* begin Recorded data *

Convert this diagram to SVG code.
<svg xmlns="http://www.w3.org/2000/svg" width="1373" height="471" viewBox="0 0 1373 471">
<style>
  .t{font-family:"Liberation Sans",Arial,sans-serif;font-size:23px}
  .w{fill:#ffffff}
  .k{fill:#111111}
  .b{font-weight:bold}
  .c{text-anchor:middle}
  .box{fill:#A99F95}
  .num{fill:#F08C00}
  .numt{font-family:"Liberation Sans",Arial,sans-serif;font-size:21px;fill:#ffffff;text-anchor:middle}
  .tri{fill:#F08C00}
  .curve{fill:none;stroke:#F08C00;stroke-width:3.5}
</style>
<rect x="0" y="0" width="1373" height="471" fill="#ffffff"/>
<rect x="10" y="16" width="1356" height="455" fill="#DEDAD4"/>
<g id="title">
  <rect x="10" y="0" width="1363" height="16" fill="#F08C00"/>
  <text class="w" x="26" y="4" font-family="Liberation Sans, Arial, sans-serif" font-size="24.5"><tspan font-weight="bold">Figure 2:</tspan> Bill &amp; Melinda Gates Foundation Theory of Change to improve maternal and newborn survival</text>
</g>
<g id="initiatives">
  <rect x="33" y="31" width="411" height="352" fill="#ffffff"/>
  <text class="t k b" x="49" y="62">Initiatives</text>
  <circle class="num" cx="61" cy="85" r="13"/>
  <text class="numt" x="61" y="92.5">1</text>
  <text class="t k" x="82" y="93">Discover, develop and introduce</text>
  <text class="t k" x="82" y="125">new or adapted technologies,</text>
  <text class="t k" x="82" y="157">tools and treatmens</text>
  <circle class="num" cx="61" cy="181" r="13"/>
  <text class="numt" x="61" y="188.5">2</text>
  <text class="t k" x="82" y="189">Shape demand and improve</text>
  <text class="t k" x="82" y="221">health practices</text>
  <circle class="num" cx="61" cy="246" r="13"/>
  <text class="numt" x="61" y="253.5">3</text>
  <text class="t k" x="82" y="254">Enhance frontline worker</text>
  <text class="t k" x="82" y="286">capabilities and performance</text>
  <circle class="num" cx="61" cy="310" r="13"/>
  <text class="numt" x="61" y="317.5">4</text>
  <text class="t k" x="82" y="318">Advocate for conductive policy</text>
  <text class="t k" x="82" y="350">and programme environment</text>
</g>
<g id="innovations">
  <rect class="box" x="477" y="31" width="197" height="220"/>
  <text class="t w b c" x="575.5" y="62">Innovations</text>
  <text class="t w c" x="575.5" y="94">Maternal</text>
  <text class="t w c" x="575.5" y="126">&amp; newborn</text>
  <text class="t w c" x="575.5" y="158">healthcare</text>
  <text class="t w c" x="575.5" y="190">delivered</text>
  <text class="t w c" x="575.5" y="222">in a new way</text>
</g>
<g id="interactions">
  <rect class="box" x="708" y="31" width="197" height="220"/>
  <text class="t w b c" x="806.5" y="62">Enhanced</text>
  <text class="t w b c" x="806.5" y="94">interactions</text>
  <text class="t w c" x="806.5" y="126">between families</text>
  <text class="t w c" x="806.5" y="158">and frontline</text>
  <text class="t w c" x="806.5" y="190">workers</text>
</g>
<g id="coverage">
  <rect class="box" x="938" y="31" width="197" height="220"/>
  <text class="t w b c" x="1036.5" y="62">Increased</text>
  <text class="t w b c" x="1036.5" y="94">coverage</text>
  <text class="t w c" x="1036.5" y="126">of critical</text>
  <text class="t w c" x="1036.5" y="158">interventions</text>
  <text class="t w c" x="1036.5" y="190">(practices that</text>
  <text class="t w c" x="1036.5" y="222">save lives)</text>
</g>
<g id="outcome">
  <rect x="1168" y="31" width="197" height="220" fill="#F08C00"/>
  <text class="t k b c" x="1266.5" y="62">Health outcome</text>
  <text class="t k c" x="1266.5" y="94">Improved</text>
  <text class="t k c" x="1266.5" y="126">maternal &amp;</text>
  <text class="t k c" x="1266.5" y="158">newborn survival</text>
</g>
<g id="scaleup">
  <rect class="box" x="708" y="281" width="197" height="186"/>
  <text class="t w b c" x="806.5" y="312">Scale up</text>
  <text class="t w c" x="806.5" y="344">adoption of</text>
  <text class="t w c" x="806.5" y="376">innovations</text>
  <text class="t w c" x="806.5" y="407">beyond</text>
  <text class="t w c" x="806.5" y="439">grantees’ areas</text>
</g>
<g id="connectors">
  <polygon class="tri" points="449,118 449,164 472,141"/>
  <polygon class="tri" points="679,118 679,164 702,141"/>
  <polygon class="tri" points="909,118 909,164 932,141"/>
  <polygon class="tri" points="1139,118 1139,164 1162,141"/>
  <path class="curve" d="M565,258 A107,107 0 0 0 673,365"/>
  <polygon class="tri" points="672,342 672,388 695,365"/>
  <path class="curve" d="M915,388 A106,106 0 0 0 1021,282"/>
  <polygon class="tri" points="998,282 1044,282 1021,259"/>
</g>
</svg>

* end Recorded data *

▶ Aim
Recite the full listing above exactly.

▶ Result of the exercise
Convert this diagram to SVG code.
<svg xmlns="http://www.w3.org/2000/svg" width="1373" height="471" viewBox="0 0 1373 471">
<style>
  .t{font-family:"Liberation Sans",Arial,sans-serif;font-size:23px}
  .w{fill:#ffffff}
  .k{fill:#111111}
  .b{font-weight:bold}
  .c{text-anchor:middle}
  .box{fill:#A99F95}
  .num{fill:#F08C00}
  .numt{font-family:"Liberation Sans",Arial,sans-serif;font-size:21px;fill:#ffffff;text-anchor:middle}
  .tri{fill:#F08C00}
  .curve{fill:none;stroke:#F08C00;stroke-width:3.5}
</style>
<rect x="0" y="0" width="1373" height="471" fill="#ffffff"/>
<rect x="10" y="16" width="1356" height="455" fill="#DEDAD4"/>
<g id="title">
  <rect x="10" y="0" width="1363" height="16" fill="#F08C00"/>
  <text class="w" x="26" y="4" font-family="Liberation Sans, Arial, sans-serif" font-size="24.5"><tspan font-weight="bold">Figure 2:</tspan> Bill &amp; Melinda Gates Foundation Theory of Change to improve maternal and newborn survival</text>
</g>
<g id="initiatives">
  <rect x="33" y="31" width="411" height="352" fill="#ffffff"/>
  <text class="t k b" x="49" y="62">Initiatives</text>
  <circle class="num" cx="61" cy="85" r="13"/>
  <text class="numt" x="61" y="92.5">1</text>
  <text class="t k" x="82" y="93">Discover, develop and introduce</text>
  <text class="t k" x="82" y="125">new or adapted technologies,</text>
  <text class="t k" x="82" y="157">tools and treatmens</text>
  <circle class="num" cx="61" cy="181" r="13"/>
  <text class="numt" x="61" y="188.5">2</text>
  <text class="t k" x="82" y="189">Shape demand and improve</text>
  <text class="t k" x="82" y="221">health practices</text>
  <circle class="num" cx="61" cy="246" r="13"/>
  <text class="numt" x="61" y="253.5">3</text>
  <text class="t k" x="82" y="254">Enhance frontline worker</text>
  <text class="t k" x="82" y="286">capabilities and performance</text>
  <circle class="num" cx="61" cy="310" r="13"/>
  <text class="numt" x="61" y="317.5">4</text>
  <text class="t k" x="82" y="318">Advocate for conductive policy</text>
  <text class="t k" x="82" y="350">and programme environment</text>
</g>
<g id="innovations">
  <rect class="box" x="477" y="31" width="197" height="220"/>
  <text class="t w b c" x="575.5" y="62">Innovations</text>
  <text class="t w c" x="575.5" y="94">Maternal</text>
  <text class="t w c" x="575.5" y="126">&amp; newborn</text>
  <text class="t w c" x="575.5" y="158">healthcare</text>
  <text class="t w c" x="575.5" y="190">delivered</text>
  <text class="t w c" x="575.5" y="222">in a new way</text>
</g>
<g id="interactions">
  <rect class="box" x="708" y="31" width="197" height="220"/>
  <text class="t w b c" x="806.5" y="62">Enhanced</text>
  <text class="t w b c" x="806.5" y="94">interactions</text>
  <text class="t w c" x="806.5" y="126">between families</text>
  <text class="t w c" x="806.5" y="158">and frontline</text>
  <text class="t w c" x="806.5" y="190">workers</text>
</g>
<g id="coverage">
  <rect class="box" x="938" y="31" width="197" height="220"/>
  <text class="t w b c" x="1036.5" y="62">Increased</text>
  <text class="t w b c" x="1036.5" y="94">coverage</text>
  <text class="t w c" x="1036.5" y="126">of critical</text>
  <text class="t w c" x="1036.5" y="158">interventions</text>
  <text class="t w c" x="1036.5" y="190">(practices that</text>
  <text class="t w c" x="1036.5" y="222">save lives)</text>
</g>
<g id="outcome">
  <rect x="1168" y="31" width="197" height="220" fill="#F08C00"/>
  <text class="t k b c" x="1266.5" y="62">Health outcome</text>
  <text class="t k c" x="1266.5" y="94">Improved</text>
  <text class="t k c" x="1266.5" y="126">maternal &amp;</text>
  <text class="t k c" x="1266.5" y="158">newborn survival</text>
</g>
<g id="scaleup">
  <rect class="box" x="708" y="281" width="197" height="186"/>
  <text class="t w b c" x="806.5" y="312">Scale up</text>
  <text class="t w c" x="806.5" y="344">adoption of</text>
  <text class="t w c" x="806.5" y="376">innovations</text>
  <text class="t w c" x="806.5" y="407">beyond</text>
  <text class="t w c" x="806.5" y="439">grantees’ areas</text>
</g>
<g id="connectors">
  <polygon class="tri" points="449,118 449,164 472,141"/>
  <polygon class="tri" points="679,118 679,164 702,141"/>
  <polygon class="tri" points="909,118 909,164 932,141"/>
  <polygon class="tri" points="1139,118 1139,164 1162,141"/>
  <path class="curve" d="M565,258 A107,107 0 0 0 673,365"/>
  <polygon class="tri" points="672,342 672,388 695,365"/>
  <path class="curve" d="M915,388 A106,106 0 0 0 1021,282"/>
  <polygon class="tri" points="998,282 1044,282 1021,259"/>
</g>
</svg>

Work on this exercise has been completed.